There is now a great opportunity for Syriza to publicly put forward a programme for a workers’ government. It is true that according to parliamentary arithmetic the left do not have enough MPs to form such a government. Furthermore, the KKE leadership has, so far, refused to co-operate with Syriza. But huge pressure needs to come from trade unionists, social movement activists and the rank and file of the KKE and Syriza, to insist that both parties reject sectarianism and any ‘cuts-lite’ policies based on ‘re-negotiated’ austerity. The workers’ movement activists want genuine left unity, preparing the ground to form a new left government in the near future.

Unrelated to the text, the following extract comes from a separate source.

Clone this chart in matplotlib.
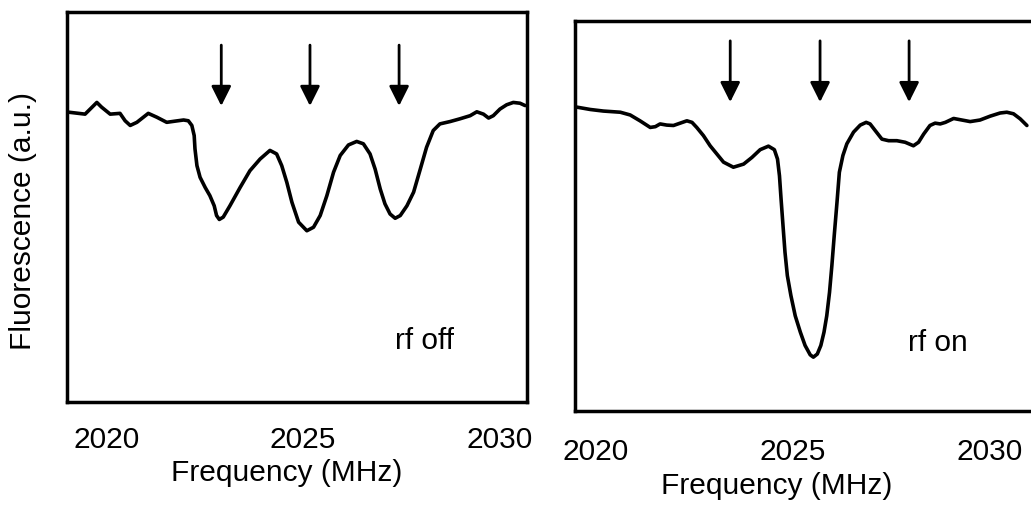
import matplotlib

matplotlib.use("Agg")

import matplotlib.pyplot as plt  # noqa: E402

plt.rcParams["font.family"] = ["Liberation Sans", "DejaVu Sans"]

# rf off: frequency (MHz) and fluorescence (a.u.)
off_freq = [2019.03, 2019.20, 2019.45, 2019.58, 2019.75, 2019.87, 2020.09, 2020.34,
            2020.47, 2020.60, 2020.77, 2021.06, 2021.28, 2021.53, 2021.74, 2021.96,
            2022.08, 2022.17, 2022.23, 2022.25, 2022.30, 2022.38, 2022.51, 2022.63,
            2022.74, 2022.80, 2022.87, 2022.97, 2023.14, 2023.40, 2023.65, 2023.91,
            2024.16, 2024.33, 2024.46, 2024.59, 2024.72, 2024.89, 2025.10, 2025.27,
            2025.44, 2025.61, 2025.78, 2025.95, 2026.16, 2026.37, 2026.54, 2026.71,
            2026.84, 2026.97, 2027.09, 2027.22, 2027.35, 2027.48, 2027.65, 2027.82,
            2027.99, 2028.15, 2028.32, 2028.49, 2028.75, 2029.00, 2029.26, 2029.43,
            2029.60, 2029.73, 2029.85, 2030.02, 2030.19, 2030.36, 2030.53, 2030.66]
off_fluo = [7.43, 7.41, 7.38, 7.51, 7.68, 7.56, 7.38, 7.40,
            7.21, 7.09, 7.17, 7.40, 7.30, 7.17, 7.20, 7.23,
            7.21, 7.09, 6.83, 6.49, 6.06, 5.76, 5.50, 5.29,
            5.03, 4.78, 4.68, 4.74, 5.03, 5.50, 5.93, 6.23,
            6.45, 6.36, 6.06, 5.63, 5.12, 4.61, 4.39, 4.48,
            4.78, 5.29, 5.89, 6.32, 6.59, 6.68, 6.62, 6.36,
            5.97, 5.46, 5.08, 4.82, 4.71, 4.78, 5.03, 5.38,
            5.97, 6.53, 6.96, 7.13, 7.19, 7.26, 7.34, 7.44,
            7.38, 7.28, 7.34, 7.51, 7.62, 7.68, 7.66, 7.60]

# rf on
on_freq = [2019.53, 2019.87, 2020.20, 2020.63, 2020.88, 2021.13, 2021.39, 2021.52,
           2021.64, 2021.81, 2021.98, 2022.15, 2022.32, 2022.45, 2022.57, 2022.74,
           2022.91, 2023.08, 2023.25, 2023.50, 2023.76, 2023.97, 2024.18, 2024.39,
           2024.54, 2024.62, 2024.67, 2024.71, 2024.76, 2024.81, 2024.87, 2024.96,
           2025.07, 2025.20, 2025.32, 2025.45, 2025.53, 2025.63, 2025.72, 2025.80,
           2025.87, 2025.94, 2026.00, 2026.06, 2026.13, 2026.19, 2026.28, 2026.38,
           2026.55, 2026.72, 2026.87, 2026.97, 2027.10, 2027.27, 2027.44, 2027.65,
           2027.86, 2028.07, 2028.20, 2028.33, 2028.49, 2028.62, 2028.75, 2028.88,
           2029.09, 2029.30, 2029.51, 2029.76, 2030.02, 2030.27, 2030.44, 2030.61,
           2030.78, 2030.95]
on_fluo = [7.79, 7.73, 7.69, 7.66, 7.59, 7.44, 7.27, 7.29,
           7.36, 7.33, 7.32, 7.38, 7.44, 7.40, 7.27, 7.06,
           6.80, 6.59, 6.38, 6.25, 6.33, 6.50, 6.70, 6.79,
           6.70, 6.46, 6.03, 5.44, 4.75, 4.07, 3.47, 2.96,
           2.44, 2.02, 1.68, 1.44, 1.38, 1.46, 1.68, 2.02,
           2.44, 3.04, 3.73, 4.50, 5.35, 6.12, 6.55, 6.85,
           7.15, 7.33, 7.40, 7.36, 7.19, 6.97, 6.93, 6.93,
           6.89, 6.80, 6.89, 7.10, 7.32, 7.38, 7.36, 7.40,
           7.50, 7.46, 7.42, 7.46, 7.56, 7.64, 7.66, 7.62,
           7.49, 7.32]

off_arrows = [2022.92, 2025.18, 2027.45]
on_arrows = [2023.42, 2025.70, 2027.96]
ticks = [2020, 2025, 2030]

FS = 21.5
LW_BOX = 2.5
LW_LINE = 2.6

fig = plt.figure(figsize=(10.31, 5.06), dpi=100)
ax1 = fig.add_axes([0.0650, 0.2036, 0.4462, 0.7708])
ax2 = fig.add_axes([0.5577, 0.1858, 0.4559, 0.7708])


def style(ax, xlim, arrows, tip, top, pad):
    ax.set_xlim(*xlim)
    ax.set_ylim(0, 10)
    ax.set_yticks([])
    ax.set_xticks(ticks)
    ax.tick_params(axis="x", length=0, pad=pad, labelsize=FS)
    for s in ax.spines.values():
        s.set_linewidth(LW_BOX)
    for f in arrows:
        ax.annotate("", xy=(f, tip), xytext=(f, top),
                    arrowprops=dict(arrowstyle="-|>,head_length=0.6,head_width=0.3",
                                    mutation_scale=20, color="black", lw=2.0,
                                    shrinkA=0, shrinkB=0))


ax1.plot(off_freq, off_fluo, color="black", lw=LW_LINE,
         solid_joinstyle="round", solid_capstyle="round")
style(ax1, (2018.99, 2030.71), off_arrows, 7.59, 9.15, 16.5)
ax1.text(2027.35, 1.59, "rf off", fontsize=FS, ha="left", va="center")
ax1.set_xlabel("Frequency (MHz)", fontsize=FS)
ax1.xaxis.set_label_coords(0.478, -0.179)
ax1.xaxis.label.set_va("center")
ax1.set_ylabel("Fluorescence (a.u.)", fontsize=FS)
ax1.yaxis.set_label_coords(-0.0957, 0.467)
ax1.yaxis.label.set_va("center")

ax2.plot(on_freq, on_fluo, color="black", lw=LW_LINE,
         solid_joinstyle="round", solid_capstyle="round")
style(ax2, (2019.48, 2031.41), on_arrows, 7.92, 9.49, 18.7)
ax2.text(2027.94, 1.77, "rf on", fontsize=FS, ha="left", va="center")
ax2.set_xlabel("Frequency (MHz)", fontsize=FS)
ax2.xaxis.set_label_coords(0.43, -0.19)
ax2.xaxis.label.set_va("center")

fig.savefig("out.png", dpi=100)
plt.close(fig)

A programme to unite Syriza and the KKE around opposition to all austerity measures and the EU diktats, for cancellation of the debt and nationalisation of the main banks and industries under democratic workers’ control and for socialist change, as the basis of a workers’ government, would win widespread support from the working class, youth and ruined middle class. It would inspire a resurgence of mass action in the workplaces and communities.

If an attempt is made to form yet another cuts-making coalition, based around Pasok and ND, the left and workers’ movement needs to organise mass opposition, including general strikes and workplace occupations, to stop such attempts, which have no mandate.

Last weekend’s election makes clear that a majority government of the left is possible. If new elections take place in June, the left parties will have a great opportunity to win a majority. This requires the left parties adopting socialist policies – a rejection of the debt repayments and a struggle to break with the bosses’ EU and the profit-system. It also means a strong united front of the left and workers’ movement against the threat of the neo-fascist and far right.

If the left fails to offer a viable socialist alternative, the far right can partially fill the space and grow, and the ruling class will also seek to deploy more authoritarian measures against the workers’ movement resisting cuts.